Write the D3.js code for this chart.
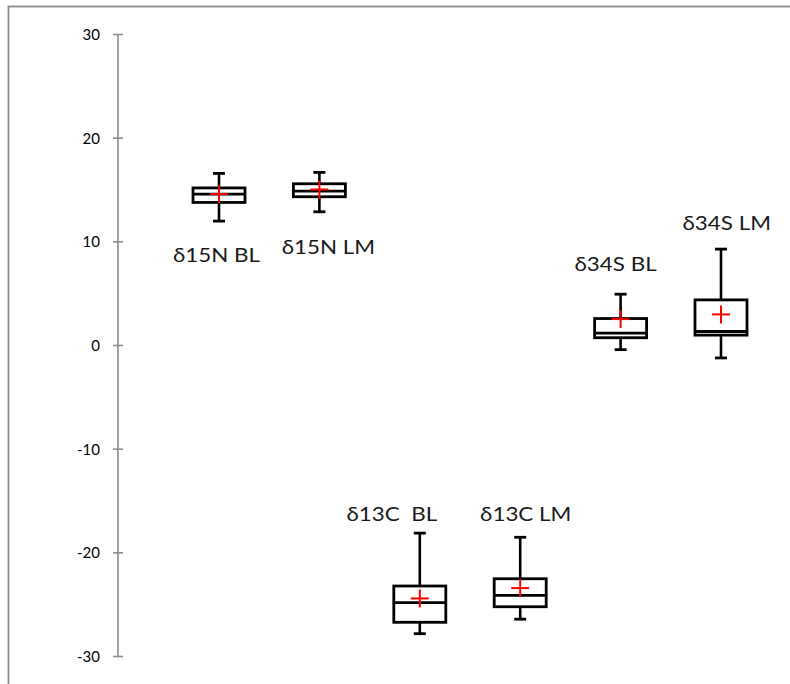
<!DOCTYPE html>
<html>
<head>
<meta charset="utf-8">
<script src="https://cdn.jsdelivr.net/npm/d3@7"></script>
<style>
  html, body { margin: 0; padding: 0; background: #fff; }
  svg { display: block; }
</style>
</head>
<body>
<svg id="chart" width="790" height="684"></svg>
<script>
// ---- data ----
const categories  = ["δ15N BL", "δ15N LM", "δ13C  BL", "δ13C LM", "δ34S BL", "δ34S LM"];
const whiskerMin  = [12.0, 12.9, -27.8, -26.4, -0.4, -1.2];
const q1          = [13.8, 14.35, -26.7, -25.2, 0.75, 1.0];
const median      = [14.6, 14.9, -24.8, -24.1, 1.2, 1.35];
const q3          = [15.2, 15.6, -23.2, -22.5, 2.6, 4.4];
const whiskerMax  = [16.6, 16.7, -18.1, -18.5, 4.95, 9.3];
const meanValue   = [14.6, 15.05, -24.4, -23.4, 2.55, 3.0];
const labelValue  = [8.1, 8.87, -16.93, -16.93, 7.19, 11.14];   // label anchor (y units)
const yTicks      = [-30, -20, -10, 0, 10, 20, 30];

// ---- layout ----
const labelDx = [-2.5, 9, -28, 5.5, -5, 5.7];   // label offset from box centre (px)
const svg = d3.select("#chart");

const y = d3.scaleLinear().domain([-30, 30]).range([656.5, 34.5]);
const x = d3.scaleBand().domain(categories).range([168.8, 771.2]).padding(0);
const cx = c => x(c) + x.bandwidth() / 2;
const boxW = 52, capW = 12, crossR = 9;

// outer frame (right and bottom edges fall outside the picture)
svg.append("rect")
  .attr("x", 8.5).attr("y", 6.5).attr("width", 790).attr("height", 700)
  .attr("fill", "none").attr("stroke", "#898989").attr("stroke-width", 1.8);

// y axis
const axisX = 118;
const axis = svg.append("g").attr("transform", `translate(${axisX},0)`);
axis.append("line")
  .attr("y1", y(30)).attr("y2", y(-30))
  .attr("stroke", "#8c8c8c").attr("stroke-width", 1.6);
axis.selectAll("line.tick").data(yTicks).join("line")
  .attr("class", "tick")
  .attr("x1", -5).attr("x2", 5)
  .attr("y1", d => y(d)).attr("y2", d => y(d))
  .attr("stroke", "#8c8c8c").attr("stroke-width", 1.6);
axis.selectAll("text").data(yTicks).join("text")
  .attr("x", -18).attr("y", d => y(d) + 5.4)
  .attr("text-anchor", "end")
  .attr("font-family", "Lato, 'Open Sans', sans-serif")
  .attr("font-size", 15)
  .attr("fill", "#000")
  .text(d => d);

// boxes
const idx = d3.range(categories.length);
const g = svg.append("g");

// whiskers
g.selectAll("line.wTop").data(idx).join("line")
  .attr("x1", i => cx(categories[i])).attr("x2", i => cx(categories[i]))
  .attr("y1", i => y(whiskerMax[i])).attr("y2", i => y(q3[i]))
  .attr("stroke", "#000").attr("stroke-width", 2.6);
g.selectAll("line.wBot").data(idx).join("line")
  .attr("x1", i => cx(categories[i])).attr("x2", i => cx(categories[i]))
  .attr("y1", i => y(q1[i])).attr("y2", i => y(whiskerMin[i]))
  .attr("stroke", "#000").attr("stroke-width", 2.6);
// caps
g.selectAll("line.capTop").data(idx).join("line")
  .attr("x1", i => cx(categories[i]) - capW / 2).attr("x2", i => cx(categories[i]) + capW / 2)
  .attr("y1", i => y(whiskerMax[i])).attr("y2", i => y(whiskerMax[i]))
  .attr("stroke", "#000").attr("stroke-width", 2.8);
g.selectAll("line.capBot").data(idx).join("line")
  .attr("x1", i => cx(categories[i]) - capW / 2).attr("x2", i => cx(categories[i]) + capW / 2)
  .attr("y1", i => y(whiskerMin[i])).attr("y2", i => y(whiskerMin[i]))
  .attr("stroke", "#000").attr("stroke-width", 2.8);
// box
g.selectAll("rect.box").data(idx).join("rect")
  .attr("x", i => cx(categories[i]) - boxW / 2)
  .attr("y", i => y(q3[i]))
  .attr("width", boxW)
  .attr("height", i => y(q1[i]) - y(q3[i]))
  .attr("fill", "#fff").attr("stroke", "#000").attr("stroke-width", 2.8);
// median
g.selectAll("line.med").data(idx).join("line")
  .attr("x1", i => cx(categories[i]) - boxW / 2).attr("x2", i => cx(categories[i]) + boxW / 2)
  .attr("y1", i => y(median[i])).attr("y2", i => y(median[i]))
  .attr("stroke", "#000").attr("stroke-width", 2.8);
// mean cross
g.selectAll("line.meanH").data(idx).join("line")
  .attr("x1", i => cx(categories[i]) - crossR).attr("x2", i => cx(categories[i]) + crossR)
  .attr("y1", i => y(meanValue[i])).attr("y2", i => y(meanValue[i]))
  .attr("stroke", "#ff0000").attr("stroke-width", 2);
g.selectAll("line.meanV").data(idx).join("line")
  .attr("x1", i => cx(categories[i])).attr("x2", i => cx(categories[i]))
  .attr("y1", i => y(meanValue[i]) - crossR).attr("y2", i => y(meanValue[i]) + crossR)
  .attr("stroke", "#ff0000").attr("stroke-width", 2);

// labels
svg.append("g").selectAll("text").data(idx).join("text")
  .attr("transform", i => `translate(${cx(categories[i]) + labelDx[i]},${y(labelValue[i])}) scale(1.12,1)`)
  .attr("text-anchor", "middle")
  .attr("font-family", "Lato, 'Open Sans', sans-serif")
  .attr("font-size", 20)
  .attr("fill", "#1a1a1a")
  .style("white-space", "pre")
  .text(i => categories[i]);
</script>
</body>
</html>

========

[WORK TO BE COMPLETED]
Print the complete listing exactly, apart from any pictures.

[TASK SOLUTION]
Write the D3.js code for this chart.
<!DOCTYPE html>
<html>
<head>
<meta charset="utf-8">
<script src="https://cdn.jsdelivr.net/npm/d3@7"></script>
<style>
  html, body { margin: 0; padding: 0; background: #fff; }
  svg { display: block; }
</style>
</head>
<body>
<svg id="chart" width="790" height="684"></svg>
<script>
// ---- data ----
const categories  = ["δ15N BL", "δ15N LM", "δ13C  BL", "δ13C LM", "δ34S BL", "δ34S LM"];
const whiskerMin  = [12.0, 12.9, -27.8, -26.4, -0.4, -1.2];
const q1          = [13.8, 14.35, -26.7, -25.2, 0.75, 1.0];
const median      = [14.6, 14.9, -24.8, -24.1, 1.2, 1.35];
const q3          = [15.2, 15.6, -23.2, -22.5, 2.6, 4.4];
const whiskerMax  = [16.6, 16.7, -18.1, -18.5, 4.95, 9.3];
const meanValue   = [14.6, 15.05, -24.4, -23.4, 2.55, 3.0];
const labelValue  = [8.1, 8.87, -16.93, -16.93, 7.19, 11.14];   // label anchor (y units)
const yTicks      = [-30, -20, -10, 0, 10, 20, 30];

// ---- layout ----
const labelDx = [-2.5, 9, -28, 5.5, -5, 5.7];   // label offset from box centre (px)
const svg = d3.select("#chart");

const y = d3.scaleLinear().domain([-30, 30]).range([656.5, 34.5]);
const x = d3.scaleBand().domain(categories).range([168.8, 771.2]).padding(0);
const cx = c => x(c) + x.bandwidth() / 2;
const boxW = 52, capW = 12, crossR = 9;

// outer frame (right and bottom edges fall outside the picture)
svg.append("rect")
  .attr("x", 8.5).attr("y", 6.5).attr("width", 790).attr("height", 700)
  .attr("fill", "none").attr("stroke", "#898989").attr("stroke-width", 1.8);

// y axis
const axisX = 118;
const axis = svg.append("g").attr("transform", `translate(${axisX},0)`);
axis.append("line")
  .attr("y1", y(30)).attr("y2", y(-30))
  .attr("stroke", "#8c8c8c").attr("stroke-width", 1.6);
axis.selectAll("line.tick").data(yTicks).join("line")
  .attr("class", "tick")
  .attr("x1", -5).attr("x2", 5)
  .attr("y1", d => y(d)).attr("y2", d => y(d))
  .attr("stroke", "#8c8c8c").attr("stroke-width", 1.6);
axis.selectAll("text").data(yTicks).join("text")
  .attr("x", -18).attr("y", d => y(d) + 5.4)
  .attr("text-anchor", "end")
  .attr("font-family", "Lato, 'Open Sans', sans-serif")
  .attr("font-size", 15)
  .attr("fill", "#000")
  .text(d => d);

// boxes
const idx = d3.range(categories.length);
const g = svg.append("g");

// whiskers
g.selectAll("line.wTop").data(idx).join("line")
  .attr("x1", i => cx(categories[i])).attr("x2", i => cx(categories[i]))
  .attr("y1", i => y(whiskerMax[i])).attr("y2", i => y(q3[i]))
  .attr("stroke", "#000").attr("stroke-width", 2.6);
g.selectAll("line.wBot").data(idx).join("line")
  .attr("x1", i => cx(categories[i])).attr("x2", i => cx(categories[i]))
  .attr("y1", i => y(q1[i])).attr("y2", i => y(whiskerMin[i]))
  .attr("stroke", "#000").attr("stroke-width", 2.6);
// caps
g.selectAll("line.capTop").data(idx).join("line")
  .attr("x1", i => cx(categories[i]) - capW / 2).attr("x2", i => cx(categories[i]) + capW / 2)
  .attr("y1", i => y(whiskerMax[i])).attr("y2", i => y(whiskerMax[i]))
  .attr("stroke", "#000").attr("stroke-width", 2.8);
g.selectAll("line.capBot").data(idx).join("line")
  .attr("x1", i => cx(categories[i]) - capW / 2).attr("x2", i => cx(categories[i]) + capW / 2)
  .attr("y1", i => y(whiskerMin[i])).attr("y2", i => y(whiskerMin[i]))
  .attr("stroke", "#000").attr("stroke-width", 2.8);
// box
g.selectAll("rect.box").data(idx).join("rect")
  .attr("x", i => cx(categories[i]) - boxW / 2)
  .attr("y", i => y(q3[i]))
  .attr("width", boxW)
  .attr("height", i => y(q1[i]) - y(q3[i]))
  .attr("fill", "#fff").attr("stroke", "#000").attr("stroke-width", 2.8);
// median
g.selectAll("line.med").data(idx).join("line")
  .attr("x1", i => cx(categories[i]) - boxW / 2).attr("x2", i => cx(categories[i]) + boxW / 2)
  .attr("y1", i => y(median[i])).attr("y2", i => y(median[i]))
  .attr("stroke", "#000").attr("stroke-width", 2.8);
// mean cross
g.selectAll("line.meanH").data(idx).join("line")
  .attr("x1", i => cx(categories[i]) - crossR).attr("x2", i => cx(categories[i]) + crossR)
  .attr("y1", i => y(meanValue[i])).attr("y2", i => y(meanValue[i]))
  .attr("stroke", "#ff0000").attr("stroke-width", 2);
g.selectAll("line.meanV").data(idx).join("line")
  .attr("x1", i => cx(categories[i])).attr("x2", i => cx(categories[i]))
  .attr("y1", i => y(meanValue[i]) - crossR).attr("y2", i => y(meanValue[i]) + crossR)
  .attr("stroke", "#ff0000").attr("stroke-width", 2);

// labels
svg.append("g").selectAll("text").data(idx).join("text")
  .attr("transform", i => `translate(${cx(categories[i]) + labelDx[i]},${y(labelValue[i])}) scale(1.12,1)`)
  .attr("text-anchor", "middle")
  .attr("font-family", "Lato, 'Open Sans', sans-serif")
  .attr("font-size", 20)
  .attr("fill", "#1a1a1a")
  .style("white-space", "pre")
  .text(i => categories[i]);
</script>
</body>
</html>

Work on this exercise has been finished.